The above links are just a couple I found and the pictures paint a thousand words.

If you find yourself gathered around a table with a rusting extinguisher that looks like it has been purchased in a car boot sale, stand back and have the confidence to ask what is going on here ?


Anonymous
Posted: Wednesday, January 16, 2019 3:54 PM

While on the subject of extinguishers,I took part on a course in Antibes where we were asked to move around the training unit and carry out a risk assessment exercise making notes and recommendations should we identify hazards.

My group quickly identified that the fire extinguishers placed around the training venue were all out of service date by some length with no record of servicing attached to any.

On discussing our findings with the "Instructor" he assured us this was an oversight but we told him evry single extinguisher over the whole site were out of date and may not even work if required to be used.

Less than an hour later, a member of the admin team walked around the unit and, I swear to The God of Money, wrote on each extinguisher service record, the current date and the initials of a manager who allegedly told her this was fine.

I questioned this with the "instructor" who apparently served as a UK Firefighter and was in The Navy but he said his hands were tied and it was a case of shut up and put up or goodbye job.

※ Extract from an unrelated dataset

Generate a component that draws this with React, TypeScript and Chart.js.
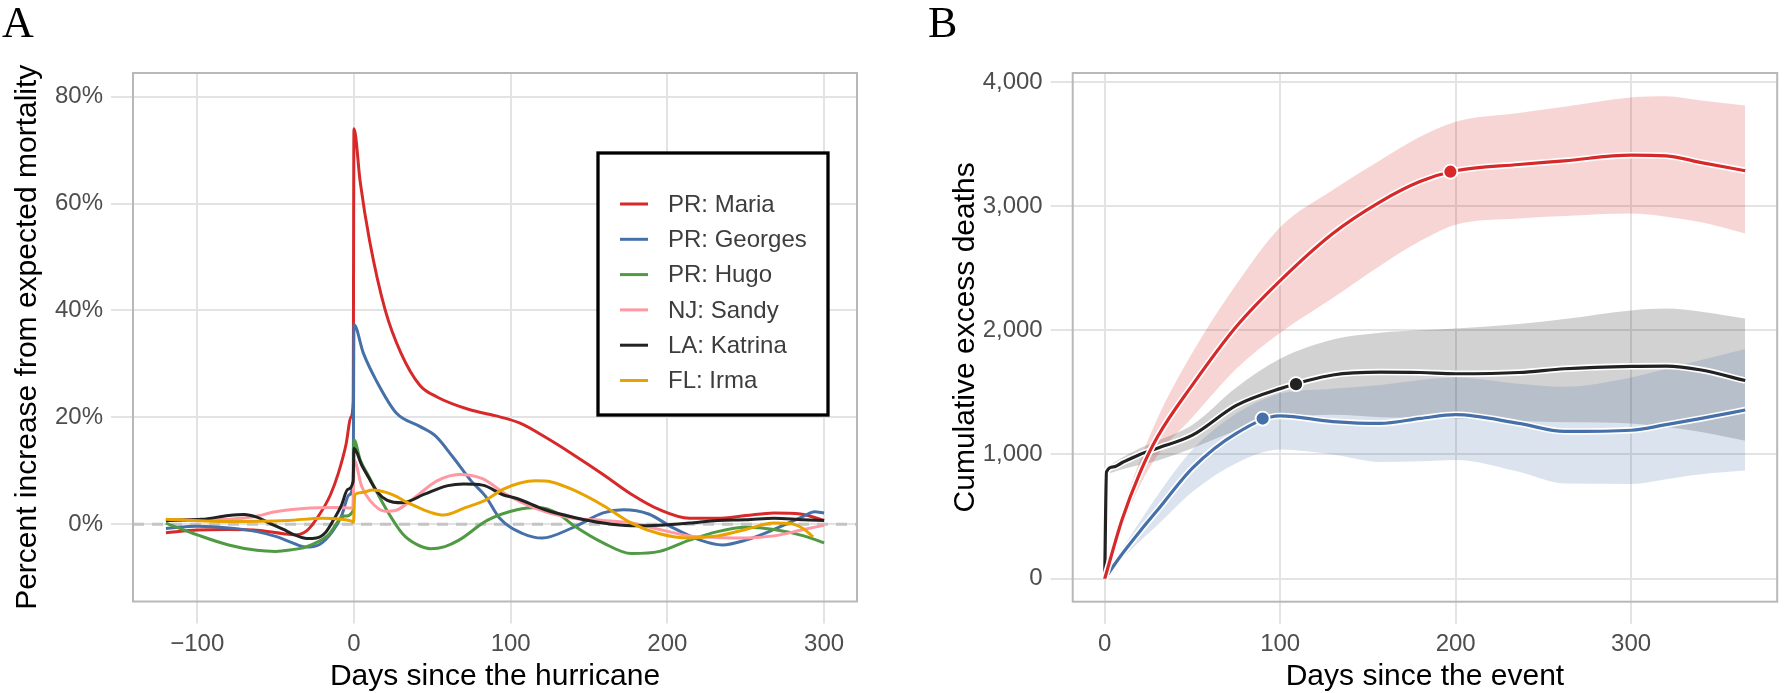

I really couldn`t take this guy seriously any further and took a back seat from then on.

I literally shook my head in amazement that we were undertaking safety training and yet could clearly identify several safety failings on site.

My training was paid for by the management company so I persevered but made a mental note to take my business elsewhere.

The shop window may be shiny but look behind the scenes and you may find shortcuts to danger being taken with your money.